Segera saja suamiku membacakan yaasiin fadhilah dan akupun membacakan surat yaasiin. Pembacaan surat yaasiin kali ini begitu menegangkan. 2 X mesin tensimeter berubah mencari tekanan terbaru. Bahkan turunnya pu n sangat drastis. Dari 74/38 menjadi tinggal 61/35...

Mata kami terus melihat ke mesin tensimeter dan jantung. Rasanya berat sekali keluar, kami tergoda untuk menunggu angka tensi terbaru... akankah angkat tersebut terus menurun?

Tapi rupanya mesin itu tidak berubah lagi. Segera saja kudekatkan wajah ini ke telinga mama, kukatakan kata-kata yang begitu berat rasanya, yang begitu mencekat di tenggorokan ini;

“Ma... kami sudah ikhlas. Mama kan katanya mau pulang, mau melihat rumah baru? ‘Pulang’ saja Ma, rumahnya sudah siap kok... pasti mama senang.

Mama kan juga kangen sama (Alm) Bapak. Insya Allah mama bisa ketemu Bapak dan Bapak akan senang bertemu Mama.

Mama katanya juga pengen ketemu Rasul kan Ma.... dan ketemu Allah. Allah sayang lho sama Mama. Mama pasti senang bertemu dengan Allah...”

Tanpa terasa air mata ini terus mengalir dan tenggorokan ini semakin tercekat...semakin sulit mengeluarkan kata-kata perpisahan yang 'indah' tersebut. Mama akan segera bertemu Rasul dan Allah... Bukankah itu tujuan akhir hidup kita?

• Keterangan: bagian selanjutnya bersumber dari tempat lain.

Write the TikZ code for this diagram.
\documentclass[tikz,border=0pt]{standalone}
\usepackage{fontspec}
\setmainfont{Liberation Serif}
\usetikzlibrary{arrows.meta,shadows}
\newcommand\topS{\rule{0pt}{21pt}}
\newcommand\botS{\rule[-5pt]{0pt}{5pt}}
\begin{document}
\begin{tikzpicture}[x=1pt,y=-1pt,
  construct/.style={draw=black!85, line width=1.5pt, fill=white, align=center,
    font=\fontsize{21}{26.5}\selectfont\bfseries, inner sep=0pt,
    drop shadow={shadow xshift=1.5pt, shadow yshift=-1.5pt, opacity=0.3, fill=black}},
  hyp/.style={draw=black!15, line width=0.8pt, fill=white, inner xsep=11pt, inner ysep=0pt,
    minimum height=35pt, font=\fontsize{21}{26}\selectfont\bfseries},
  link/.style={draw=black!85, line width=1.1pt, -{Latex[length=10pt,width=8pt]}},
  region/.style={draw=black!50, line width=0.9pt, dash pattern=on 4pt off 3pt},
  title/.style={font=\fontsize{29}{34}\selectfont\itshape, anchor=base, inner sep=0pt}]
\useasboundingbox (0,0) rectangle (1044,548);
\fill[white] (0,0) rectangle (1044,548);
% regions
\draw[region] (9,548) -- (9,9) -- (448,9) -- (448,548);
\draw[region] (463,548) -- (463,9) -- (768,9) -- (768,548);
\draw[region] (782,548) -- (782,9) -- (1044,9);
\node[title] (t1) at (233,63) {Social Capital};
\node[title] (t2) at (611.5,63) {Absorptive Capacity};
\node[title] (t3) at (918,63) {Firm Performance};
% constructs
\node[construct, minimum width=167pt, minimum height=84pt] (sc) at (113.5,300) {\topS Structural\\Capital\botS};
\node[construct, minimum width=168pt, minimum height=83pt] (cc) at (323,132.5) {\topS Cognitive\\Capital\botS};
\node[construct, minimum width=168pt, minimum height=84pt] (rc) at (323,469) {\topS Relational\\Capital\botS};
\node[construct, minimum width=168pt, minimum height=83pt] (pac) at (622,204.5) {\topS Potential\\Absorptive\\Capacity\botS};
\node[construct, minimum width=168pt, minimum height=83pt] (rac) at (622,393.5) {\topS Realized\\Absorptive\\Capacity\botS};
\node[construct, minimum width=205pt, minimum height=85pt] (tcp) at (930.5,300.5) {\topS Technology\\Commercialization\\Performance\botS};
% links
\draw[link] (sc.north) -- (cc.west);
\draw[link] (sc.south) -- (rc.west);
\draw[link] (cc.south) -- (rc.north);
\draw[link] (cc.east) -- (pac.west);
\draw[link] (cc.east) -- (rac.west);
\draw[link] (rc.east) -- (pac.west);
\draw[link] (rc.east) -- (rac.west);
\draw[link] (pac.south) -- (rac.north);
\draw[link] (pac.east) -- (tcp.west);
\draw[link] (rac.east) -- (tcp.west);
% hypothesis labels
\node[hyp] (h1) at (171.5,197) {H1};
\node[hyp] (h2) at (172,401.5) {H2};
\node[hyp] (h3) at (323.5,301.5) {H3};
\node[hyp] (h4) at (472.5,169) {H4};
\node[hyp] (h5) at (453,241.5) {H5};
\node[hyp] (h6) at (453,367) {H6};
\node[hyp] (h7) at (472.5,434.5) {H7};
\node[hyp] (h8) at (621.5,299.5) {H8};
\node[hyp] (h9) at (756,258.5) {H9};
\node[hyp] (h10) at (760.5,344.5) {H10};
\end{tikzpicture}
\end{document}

Sebelum keluar, ku sempatkan membacakan kalimat istighfar dan syahadat di telinga mama...
Insya Allah mama mendengarnya walaupun dia tertidur dalam koma....

===

Kamipun berkumpul kembali di kamar 308 tempat kami menginap. Kami putuskan tidak akan ada yang pulang malam ini.
Kakak sudah ada, adik sedang bersiap dari kantornya di Juanda sementara kembaranku sedang interview.

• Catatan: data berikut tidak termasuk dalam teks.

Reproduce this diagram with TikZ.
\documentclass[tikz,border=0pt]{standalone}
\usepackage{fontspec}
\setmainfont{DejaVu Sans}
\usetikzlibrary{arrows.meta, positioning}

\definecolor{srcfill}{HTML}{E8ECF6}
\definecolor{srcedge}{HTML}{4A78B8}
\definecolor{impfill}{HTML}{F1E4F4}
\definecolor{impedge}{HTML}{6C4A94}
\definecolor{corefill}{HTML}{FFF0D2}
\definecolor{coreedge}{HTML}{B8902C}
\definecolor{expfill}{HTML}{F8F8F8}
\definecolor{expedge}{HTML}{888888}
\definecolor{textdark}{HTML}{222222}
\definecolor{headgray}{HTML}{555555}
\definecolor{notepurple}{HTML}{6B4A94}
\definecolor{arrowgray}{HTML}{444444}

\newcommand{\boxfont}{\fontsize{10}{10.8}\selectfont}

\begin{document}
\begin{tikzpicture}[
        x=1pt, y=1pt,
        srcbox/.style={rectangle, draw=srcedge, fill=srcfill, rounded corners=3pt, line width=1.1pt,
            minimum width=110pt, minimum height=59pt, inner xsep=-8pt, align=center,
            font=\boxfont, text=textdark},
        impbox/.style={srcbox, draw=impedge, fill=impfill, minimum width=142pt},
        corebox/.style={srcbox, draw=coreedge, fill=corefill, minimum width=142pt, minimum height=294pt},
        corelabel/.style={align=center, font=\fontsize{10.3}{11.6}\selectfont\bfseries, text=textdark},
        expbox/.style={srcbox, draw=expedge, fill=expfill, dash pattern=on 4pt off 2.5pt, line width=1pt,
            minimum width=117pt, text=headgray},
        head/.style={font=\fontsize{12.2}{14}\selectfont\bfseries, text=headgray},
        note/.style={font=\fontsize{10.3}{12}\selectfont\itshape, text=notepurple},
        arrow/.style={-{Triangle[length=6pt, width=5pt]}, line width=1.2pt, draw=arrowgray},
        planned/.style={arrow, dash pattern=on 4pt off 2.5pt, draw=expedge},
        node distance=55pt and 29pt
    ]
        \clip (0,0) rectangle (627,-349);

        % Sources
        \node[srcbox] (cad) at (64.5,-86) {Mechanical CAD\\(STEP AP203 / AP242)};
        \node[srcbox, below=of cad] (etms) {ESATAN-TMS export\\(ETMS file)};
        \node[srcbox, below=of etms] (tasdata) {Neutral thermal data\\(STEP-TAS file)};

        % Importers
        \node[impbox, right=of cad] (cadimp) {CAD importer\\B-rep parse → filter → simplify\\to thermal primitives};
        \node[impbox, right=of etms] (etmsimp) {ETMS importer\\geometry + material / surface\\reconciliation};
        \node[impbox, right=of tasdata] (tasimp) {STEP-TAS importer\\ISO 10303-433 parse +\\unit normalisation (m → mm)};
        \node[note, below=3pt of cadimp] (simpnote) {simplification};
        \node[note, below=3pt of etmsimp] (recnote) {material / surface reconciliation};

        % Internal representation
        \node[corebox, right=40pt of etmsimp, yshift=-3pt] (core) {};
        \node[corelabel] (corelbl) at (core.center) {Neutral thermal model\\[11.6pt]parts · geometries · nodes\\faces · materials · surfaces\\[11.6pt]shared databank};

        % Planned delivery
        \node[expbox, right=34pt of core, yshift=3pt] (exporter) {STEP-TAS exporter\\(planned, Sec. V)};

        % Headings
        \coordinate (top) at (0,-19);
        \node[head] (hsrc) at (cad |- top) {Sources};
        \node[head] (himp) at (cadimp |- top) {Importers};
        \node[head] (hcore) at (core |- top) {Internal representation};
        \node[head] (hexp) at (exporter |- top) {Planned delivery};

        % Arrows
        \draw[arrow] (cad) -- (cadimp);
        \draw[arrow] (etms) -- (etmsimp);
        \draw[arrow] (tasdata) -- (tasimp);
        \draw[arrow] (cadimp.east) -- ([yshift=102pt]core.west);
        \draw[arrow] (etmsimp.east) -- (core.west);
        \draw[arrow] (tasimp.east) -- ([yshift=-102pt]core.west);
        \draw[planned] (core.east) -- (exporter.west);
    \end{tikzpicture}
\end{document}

Pukul 7:30 kembaranku tiba di parkiran RS. Dan selang 5 menit kemudian telpon kamar berdering. Rupanya panggilan dari kamar ICU. Kamipun berlari kencang menuju lantai 4... masuk ke ruang ICU...

Kulihat pemandangan yang tidak ingin ‘kulihat’... dokter dan perawat sedang berjuang memompa jantung mama. Kami tau saat-saat terakhir mama telah tiba.

Allah telah mengabulkan doa kami, kami berdoa agar di saat terakhirnya Mama didampingi dengan orang-orang yang mencintainya. Alhamdulillah kembaranku dapat segera berkumpul bersama kami, dan mendoakan mama di saat-saat terakhirnya.

Dengan tenang suamiku terus mentalkinkan mama sementara kami membaca doa sakaratul maut.

Kemudian dengan sedikit hentakan kepala ke atas, mama menghembuskan napas terakhirnya... Inna lillahi wa inna ilaihi ro’jiuun. Ya... tepat pukul 7.41 Mama wafat.


WAJAH ITU BEGITU TENANG :

Jam 11 malam jenazah tiba di rumah duka.

Suamiku pun berkata, bukalah kain penutup wajah jenazah mama.

Akupun memberanikan diri mendekat dan dengan mengucap Basmallah kubuka pelan-pelan kain penutup wajah jenazah tersebut.


Subhanallah Alhamdulillah Allahu Akbar... wajah itu.... begitu bening, tenang dan cantik. Mama terlihat putih dan alisnya tergaris teratur sekali... Beliau bagaikan sedang tertidur nyenyak... Dan wajahnya seperti fotonya ketika gadis...

Banyak rekan-rekan dan saudara mama mengatakan hal yang sama, mama 'cantik' dan bersih.

Begitupun ketika memandikan jenazah. Tidak kutemukan tanda-tanda lebam bekas luka di perutnya hingga paha yang sempat kulihat ketika mama terbaring di ICU. Semuanya terlihat normal....Subhanallah...

===
Akupun teringat janji Allah, bahwa sakit itu menggugurkan sebagian dosa....

Well friends, Insya Allah sakitnya mama yang begitu parah telah mengguggurkan sebagian dosa-dosanya....Insya Allah.










Mama telah 'berkumpul' kembali dengan Bapak di TPU Jeruk Purut.